5) Crafting history: History Appliances
For me, the coolest—most innovative, most unexpected, most wow!—work of the year came from the ever-inventive Bill Turkel, who is exploring humanistic fabrication (not in the Mills Kelly sense of making up stuff ;), but in the DIY sense of making stuff). Turkel is working on “materialization,” giving a digital representation physical form by using, for example, a rapid prototyping machine, a sort of 3D printer. Turkel points to several reasons why humanities scholars should experiment with fabrication: they can be like DaVinci, making the connection between the mind and hand by realizing an idea in physical form; study the past by recreating historical objects (fossils, historical artifacts, etc) that can be touched, rotated, scrutinized; explore “haptic history,” a sensual experience of the past; and engage in “Critical technical practice,” where scholars both create and critique.
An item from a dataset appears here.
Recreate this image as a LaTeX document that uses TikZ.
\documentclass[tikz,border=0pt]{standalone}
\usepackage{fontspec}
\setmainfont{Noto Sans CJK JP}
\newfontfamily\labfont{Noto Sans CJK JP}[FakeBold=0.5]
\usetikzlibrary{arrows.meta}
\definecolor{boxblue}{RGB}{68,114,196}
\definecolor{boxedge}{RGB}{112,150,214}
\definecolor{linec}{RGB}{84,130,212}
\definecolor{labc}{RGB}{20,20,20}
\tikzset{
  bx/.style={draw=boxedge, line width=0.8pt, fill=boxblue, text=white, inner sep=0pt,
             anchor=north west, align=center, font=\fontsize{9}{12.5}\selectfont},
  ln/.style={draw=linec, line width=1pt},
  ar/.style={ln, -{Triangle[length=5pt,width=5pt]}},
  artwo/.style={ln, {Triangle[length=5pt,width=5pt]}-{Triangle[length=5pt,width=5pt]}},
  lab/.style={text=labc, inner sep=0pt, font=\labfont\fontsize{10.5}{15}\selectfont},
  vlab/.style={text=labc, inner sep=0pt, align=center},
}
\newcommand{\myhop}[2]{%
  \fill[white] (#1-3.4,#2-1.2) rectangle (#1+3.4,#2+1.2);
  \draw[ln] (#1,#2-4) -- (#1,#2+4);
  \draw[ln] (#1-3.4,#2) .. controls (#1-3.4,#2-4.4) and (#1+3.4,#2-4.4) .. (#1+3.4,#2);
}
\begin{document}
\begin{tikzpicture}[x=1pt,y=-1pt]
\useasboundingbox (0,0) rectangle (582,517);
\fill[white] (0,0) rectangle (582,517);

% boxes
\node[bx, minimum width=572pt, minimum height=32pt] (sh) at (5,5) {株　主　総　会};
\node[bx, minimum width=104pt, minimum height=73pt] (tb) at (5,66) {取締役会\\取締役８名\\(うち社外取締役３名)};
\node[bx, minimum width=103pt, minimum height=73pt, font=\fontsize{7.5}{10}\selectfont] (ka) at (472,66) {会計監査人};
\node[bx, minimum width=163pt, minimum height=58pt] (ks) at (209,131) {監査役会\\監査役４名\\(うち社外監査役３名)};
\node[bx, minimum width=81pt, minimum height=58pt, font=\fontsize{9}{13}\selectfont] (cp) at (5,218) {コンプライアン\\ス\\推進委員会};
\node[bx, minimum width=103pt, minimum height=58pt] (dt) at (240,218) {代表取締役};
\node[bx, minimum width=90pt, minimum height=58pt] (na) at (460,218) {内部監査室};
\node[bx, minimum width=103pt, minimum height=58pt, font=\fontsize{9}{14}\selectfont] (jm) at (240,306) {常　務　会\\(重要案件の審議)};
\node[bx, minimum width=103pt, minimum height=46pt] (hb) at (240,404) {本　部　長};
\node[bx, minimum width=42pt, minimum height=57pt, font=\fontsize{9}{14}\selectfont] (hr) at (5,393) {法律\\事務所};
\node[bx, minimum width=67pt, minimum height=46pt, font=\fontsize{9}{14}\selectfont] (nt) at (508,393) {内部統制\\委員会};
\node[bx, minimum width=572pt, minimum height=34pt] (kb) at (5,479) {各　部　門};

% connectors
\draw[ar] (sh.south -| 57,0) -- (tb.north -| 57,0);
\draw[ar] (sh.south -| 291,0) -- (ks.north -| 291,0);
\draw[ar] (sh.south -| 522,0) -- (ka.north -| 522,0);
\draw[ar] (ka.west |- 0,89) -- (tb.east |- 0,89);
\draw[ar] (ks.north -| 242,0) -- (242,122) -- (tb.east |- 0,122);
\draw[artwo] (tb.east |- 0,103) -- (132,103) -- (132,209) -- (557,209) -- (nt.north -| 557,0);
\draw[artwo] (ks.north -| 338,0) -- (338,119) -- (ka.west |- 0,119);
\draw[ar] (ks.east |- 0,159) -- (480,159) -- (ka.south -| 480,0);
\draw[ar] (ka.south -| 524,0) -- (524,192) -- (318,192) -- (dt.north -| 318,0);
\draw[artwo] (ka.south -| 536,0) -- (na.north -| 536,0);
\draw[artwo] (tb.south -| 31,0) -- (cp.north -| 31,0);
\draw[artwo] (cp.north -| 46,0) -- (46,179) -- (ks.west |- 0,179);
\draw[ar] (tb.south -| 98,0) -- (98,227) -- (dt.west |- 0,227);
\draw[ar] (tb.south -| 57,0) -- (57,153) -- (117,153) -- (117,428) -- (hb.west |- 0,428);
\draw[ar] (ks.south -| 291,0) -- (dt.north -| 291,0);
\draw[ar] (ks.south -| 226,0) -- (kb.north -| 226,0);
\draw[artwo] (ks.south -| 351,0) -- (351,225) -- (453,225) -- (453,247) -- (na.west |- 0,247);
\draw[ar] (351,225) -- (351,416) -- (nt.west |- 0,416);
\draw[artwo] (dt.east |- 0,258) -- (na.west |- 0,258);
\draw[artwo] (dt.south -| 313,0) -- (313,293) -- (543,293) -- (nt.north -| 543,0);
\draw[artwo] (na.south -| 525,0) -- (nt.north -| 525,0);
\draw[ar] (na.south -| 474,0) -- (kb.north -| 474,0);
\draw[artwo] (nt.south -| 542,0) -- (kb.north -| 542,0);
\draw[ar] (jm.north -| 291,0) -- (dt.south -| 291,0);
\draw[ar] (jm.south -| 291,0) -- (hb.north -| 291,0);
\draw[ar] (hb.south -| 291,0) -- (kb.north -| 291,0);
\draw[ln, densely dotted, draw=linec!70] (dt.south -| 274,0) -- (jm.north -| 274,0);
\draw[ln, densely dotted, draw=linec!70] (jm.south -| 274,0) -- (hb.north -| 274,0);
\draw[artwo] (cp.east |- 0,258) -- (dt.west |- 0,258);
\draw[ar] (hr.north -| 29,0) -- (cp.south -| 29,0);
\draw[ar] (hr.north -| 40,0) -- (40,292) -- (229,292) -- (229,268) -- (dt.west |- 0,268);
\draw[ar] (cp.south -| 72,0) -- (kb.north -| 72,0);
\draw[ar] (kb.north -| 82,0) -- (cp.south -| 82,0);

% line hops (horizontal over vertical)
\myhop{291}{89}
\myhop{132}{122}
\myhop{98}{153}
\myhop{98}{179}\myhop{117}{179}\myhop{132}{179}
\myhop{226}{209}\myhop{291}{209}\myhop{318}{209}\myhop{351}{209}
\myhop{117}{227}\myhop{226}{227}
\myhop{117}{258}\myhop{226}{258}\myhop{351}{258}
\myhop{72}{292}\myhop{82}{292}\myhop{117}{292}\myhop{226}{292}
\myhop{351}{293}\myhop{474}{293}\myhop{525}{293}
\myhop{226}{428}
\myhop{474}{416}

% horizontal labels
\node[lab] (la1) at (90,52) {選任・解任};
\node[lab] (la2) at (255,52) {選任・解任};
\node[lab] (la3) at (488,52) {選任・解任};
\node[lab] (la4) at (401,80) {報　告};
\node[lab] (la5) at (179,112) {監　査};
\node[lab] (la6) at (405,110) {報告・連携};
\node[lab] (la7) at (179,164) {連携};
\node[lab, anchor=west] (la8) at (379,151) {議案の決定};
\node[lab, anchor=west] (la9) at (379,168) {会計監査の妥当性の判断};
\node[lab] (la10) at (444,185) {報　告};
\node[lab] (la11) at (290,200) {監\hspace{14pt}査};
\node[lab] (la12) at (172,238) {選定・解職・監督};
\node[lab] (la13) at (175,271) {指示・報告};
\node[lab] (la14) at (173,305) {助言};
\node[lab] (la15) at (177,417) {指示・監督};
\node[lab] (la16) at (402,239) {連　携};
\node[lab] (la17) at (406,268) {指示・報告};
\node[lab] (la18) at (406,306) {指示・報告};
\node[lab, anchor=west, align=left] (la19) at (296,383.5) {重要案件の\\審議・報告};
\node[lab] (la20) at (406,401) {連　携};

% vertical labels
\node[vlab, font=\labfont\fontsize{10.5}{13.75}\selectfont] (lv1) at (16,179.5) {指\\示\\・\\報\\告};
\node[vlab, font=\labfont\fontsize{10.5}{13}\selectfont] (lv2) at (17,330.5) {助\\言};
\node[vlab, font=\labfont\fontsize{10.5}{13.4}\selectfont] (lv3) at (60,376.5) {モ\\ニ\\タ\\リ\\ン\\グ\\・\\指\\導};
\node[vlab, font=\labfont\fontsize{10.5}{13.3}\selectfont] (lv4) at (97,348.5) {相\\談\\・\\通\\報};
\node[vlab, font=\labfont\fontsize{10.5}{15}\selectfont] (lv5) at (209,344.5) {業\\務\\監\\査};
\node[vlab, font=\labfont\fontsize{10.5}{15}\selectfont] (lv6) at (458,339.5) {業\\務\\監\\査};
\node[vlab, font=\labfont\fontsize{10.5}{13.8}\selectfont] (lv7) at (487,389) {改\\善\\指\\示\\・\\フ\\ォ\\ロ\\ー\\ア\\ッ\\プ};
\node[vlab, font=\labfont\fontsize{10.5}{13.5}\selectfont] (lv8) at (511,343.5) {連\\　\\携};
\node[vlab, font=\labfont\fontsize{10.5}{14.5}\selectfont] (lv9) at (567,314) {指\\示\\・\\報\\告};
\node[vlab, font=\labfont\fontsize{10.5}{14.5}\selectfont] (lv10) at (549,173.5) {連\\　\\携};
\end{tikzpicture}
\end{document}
Turkel envisions making digital information “available in interactive, ambient and tangible forms.” As Turkel argues, “As academic researchers we have tended to emphasize opportunities for dissemination that require our audience to be passive, focused and isolated from one another and from their surroundings. We need to supplement that model by building some of our research findings into communicative devices that are transparently easy to use, provide ambient feedback, and are closely coupled with the surrounding environment.” Turkel and his team are working on 4 devices: a dashboard, which shows both public and customized information streams on a large display; imagescapes and soundscapes that present streams of complex data as artificial landscapes or sound, aiding awareness; a GeoDJ, which is an iPod-like device that uses GPS and GIS to detect your location and deliver audio associated with it ( e.g. percussion for an historic industrial site); and ice cores and tree rings, “tangible browsers that allow the user to explore digital models of climate history by manipulating physical interfaces that are based on this evidence.” This work on ambient computing and tangible interfaces promises to foster awareness and open up understanding of scholarly data by tapping people’s natural way of comprehending the world through touch and other forms of sensory perception. (I guess the senses of smell and taste are difficult to include in sensual history, although I’m not sure I want to smell or taste many historical artifacts or experiences anyway. I would like to re-create the invention of the Toll House cookie, which for me qualifies as an historic occasion.) This approach to humanistic inquiry and representation requires the resources of a science lab or art studio—a large, well-ventilated space as well as equipment like a laser scanner, lathes, mills, saws, calipers, etc. Unfortunately, Turkel has stopped writing his terrific blog “Digital History Hacks” to focus on his new interests, but this work is so fascinating that I’m anxious to see what comes next–which describes my attitude toward digital humanities in general.